By Don Davis, Forum News Service ST. PAUL -- A new statewide economic development program that replaces one strictly aimed at rural Minnesota provides state officials $24 million to lure business expansion by giving tax breaks of $1,000 to $3,000...

By Don Davis, Forum News Service

ST. PAUL - A new statewide economic development program that replaces one strictly aimed at rural Minnesota provides state officials $24 million to lure business expansion by giving tax breaks of $1,000 to $3,000 per job they create.
Gov. Mark Dayton and Commissioner Katie Clark Sieben of the Department of Employment and Economic Development announced launch of the new program Friday, after lawmakers approved it last year. They said they expect 5,000 new jobs because of the new Job Creation Fund program.
Minnesota and firms from other states may take advantage of the new program if they create at least 10 new jobs in the state and invest at least $500,000 of their own money in a new or expanded facility.
State officials estimate the new program will bring in $450 million in new investment.
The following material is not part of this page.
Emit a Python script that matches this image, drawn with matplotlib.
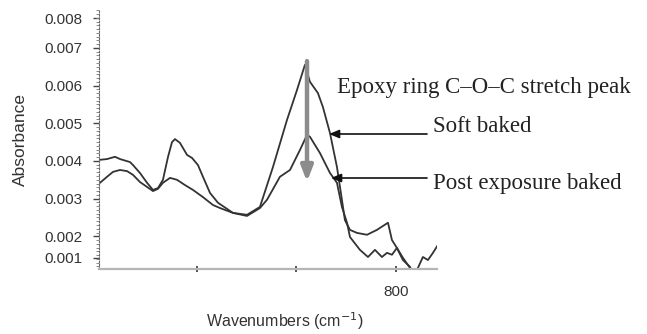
import matplotlib
matplotlib.use("Agg")
import matplotlib.pyplot as plt
from matplotlib.ticker import FixedLocator, MultipleLocator

# Soft baked spectrum (wavenumber cm^-1, absorbance)
soft_wn = [1097.5, 1090.4, 1082.4, 1077.4, 1067.3, 1064.3, 1057.3, 1050.2, 1044.2, 1039.2,
           1034.2, 1029.1, 1025.1, 1022.1, 1017.1, 1010.0, 1005.0, 999.0, 994.0, 986.9,
           978.9, 963.8, 949.7, 936.7, 923.6, 909.5, 899.5, 891.5, 886.4, 878.4,
           873.4, 866.3, 859.3, 854.3, 851.3, 846.2, 839.2, 829.1, 819.1, 808.0,
           804.0, 799.0, 793.0, 785.9, 781.9, 777.9, 772.9, 767.8, 762.8, 757.8]
soft_abs = [0.00403, 0.00405, 0.00411, 0.00405, 0.00397, 0.00389, 0.00368, 0.00342, 0.00323, 0.00328,
            0.00350, 0.00411, 0.00450, 0.00458, 0.00448, 0.00416, 0.00408, 0.00389, 0.00358, 0.00315,
            0.00289, 0.00262, 0.00257, 0.00278, 0.00384, 0.00509, 0.00588, 0.00655, 0.00610, 0.00580,
            0.00543, 0.00474, 0.00384, 0.00297, 0.00243, 0.00217, 0.00209, 0.00204, 0.00217, 0.00236,
            0.00190, 0.00169, 0.00137, 0.00119, 0.00095, 0.00116, 0.00145, 0.00137, 0.00156, 0.00177]

# Post exposure baked spectrum
peb_wn = [1097.5, 1090.4, 1084.4, 1077.4, 1070.3, 1064.3, 1057.3, 1050.2, 1044.2, 1039.2,
          1034.2, 1027.1, 1020.1, 1012.1, 1004.0, 994.0, 983.9, 976.9, 963.8, 949.7,
          936.7, 929.6, 916.6, 906.5, 896.5, 889.4, 886.4, 876.4, 866.3, 859.3,
          854.3, 849.2, 846.2, 836.2, 828.1, 821.1, 814.1, 809.0, 804.0, 799.0,
          793.0, 785.9, 781.9]
peb_abs = [0.00342, 0.00358, 0.00371, 0.00376, 0.00373, 0.00363, 0.00344, 0.00331, 0.00320, 0.00326,
           0.00342, 0.00355, 0.00350, 0.00336, 0.00323, 0.00304, 0.00283, 0.00275, 0.00262, 0.00254,
           0.00275, 0.00297, 0.00358, 0.00376, 0.00429, 0.00469, 0.00464, 0.00421, 0.00368, 0.00342,
           0.00278, 0.00236, 0.00198, 0.00164, 0.00145, 0.00164, 0.00145, 0.00156, 0.00151, 0.00169,
           0.00143, 0.00116, 0.00095]

ytick_pos = [0.00143, 0.002, 0.003, 0.004, 0.005, 0.006, 0.007, 0.00779]
ytick_labels = ["0.001", "0.002", "0.003", "0.004", "0.005", "0.006", "0.007", "0.008"]
xtick_pos = [1000, 900, 800]
xtick_labels = ["", "", "800"]

peak_wn = 889.4
arrow_top = 0.00665
arrow_bottom = 0.00345

fig = plt.figure(figsize=(6.47, 3.34), dpi=100)
ax = fig.add_axes([0.153, 0.195, 0.522, 0.775])

line_color = "#333333"
ax.plot(soft_wn, soft_abs, color=line_color, lw=1.3)
ax.plot(peb_wn, peb_abs, color=line_color, lw=1.3)

ax.set_xlim(1098.5, 759)
ax.set_ylim(0.001135, 0.008006)

for s in ["top", "right"]:
    ax.spines[s].set_visible(False)
ax.spines["bottom"].set_color("#b5b5b5")
ax.spines["bottom"].set_linewidth(1.6)
ax.spines["left"].set_color("#666666")
ax.spines["left"].set_linewidth(0.8)
ax.spines["left"].set_linestyle((0, (1.5, 1.5)))

ax.yaxis.set_major_locator(FixedLocator(ytick_pos))
ax.set_yticklabels(ytick_labels)
ax.yaxis.set_minor_locator(MultipleLocator(0.0001))
ax.tick_params(axis="y", which="major", length=4, width=1, color="#444444",
               labelsize=11, labelcolor="#333333", pad=8)
ax.tick_params(axis="y", which="minor", length=2, width=0.7, color="#888888")

ax.xaxis.set_major_locator(FixedLocator(xtick_pos))
ax.set_xticklabels(xtick_labels)
ax.tick_params(axis="x", which="major", direction="inout", length=5, width=1.2,
               color="#333333", labelsize=11, labelcolor="#333333", pad=9)

for lab in ax.get_yticklabels() + ax.get_xticklabels():
    lab.set_family("Liberation Sans")

ax.set_ylabel("Absorbance", family="Liberation Sans", fontsize=12.5, color="#333333", labelpad=12)
ax.set_xlabel("Wavenumbers (cm$^{-1}$)", family="Liberation Sans", fontsize=11.5,
              color="#333333", labelpad=8)
ax.xaxis.label.set_x(0.55)

# Gray downward arrow at the epoxy peak
ax.annotate("", xy=(peak_wn, arrow_bottom), xytext=(peak_wn, arrow_top),
            arrowprops=dict(arrowstyle="-|>,head_width=0.35,head_length=0.9",
                            color="#8c8c8c", lw=3.2, shrinkA=0, shrinkB=0))

serif = "Liberation Serif"
fs = 16.5
fig.text(337 / 647, 1 - 87 / 334, "Epoxy ring C\u2013O\u2013C stretch peak", family=serif,
         fontsize=fs, color="#222222", va="center", ha="left")

# Label arrows
fig.text(433 / 647, 1 - 127 / 334, "Soft baked", family=serif, fontsize=fs,
         color="#222222", va="center", ha="left")
fig.text(433 / 647, 1 - 183 / 334, "Post exposure baked", family=serif, fontsize=fs,
         color="#222222", va="center", ha="left")

ax.annotate("", xy=(329 / 647, 1 - 134 / 334), xycoords="figure fraction",
            xytext=(427 / 647, 1 - 134 / 334), textcoords="figure fraction",
            arrowprops=dict(arrowstyle="-|>,head_width=0.25,head_length=0.6",
                            color="#111111", lw=1.2, shrinkA=0, shrinkB=0))
ax.annotate("", xy=(331 / 647, 1 - 178 / 334), xycoords="figure fraction",
            xytext=(427 / 647, 1 - 178 / 334), textcoords="figure fraction",
            arrowprops=dict(arrowstyle="-|>,head_width=0.25,head_length=0.6",
                            color="#111111", lw=1.2, shrinkA=0, shrinkB=0))

fig.savefig("out.png", dpi=100, facecolor="white")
The money will flow to businesses through tax breaks, which are provided annually as long as firms maintain the new jobs.
The Job Creation Fund replaces the Job Opportunity Building Zones program that was created by then-Gov. Tim Pawlenty and a group of mostly rural legislators. Pawlenty said rural Minnesota needs the most economic help, so he targeted aid there.
JOBZ provided a break from most state taxes to new and expanding businesses in rural areas.
The new program works throughout the state. However, businesses in rural areas may get tax breaks for seven years, while those in the Twin Cities area are limited to five years.
Dayton used agriculture equipment manufacturer AGCO as a success story for targeted economic aid. In the small southwest Minnesota community of Jackson, AGCO has become the region’s largest employer and continues to expand. Dayton said JOBZ tax breaks help attract the expansion away from AGCO’s home base in Georgia.
To qualify for the new program, each job must pay at least $26,000 a year, Sieben said. Tax rebates given to businesses rise as salaries rise, an attempt to attract more high-paying jobs, she said.
Aid is capped at $1 million a year for each business.
The new job program tax breaks can be used in addition to up to $1 million available in loans and grants to expanding businesses from the Minnesota Investment Fund. Other state programs also may be used to attract business.
“We are still a fraction of what other states offer,” Dayton said.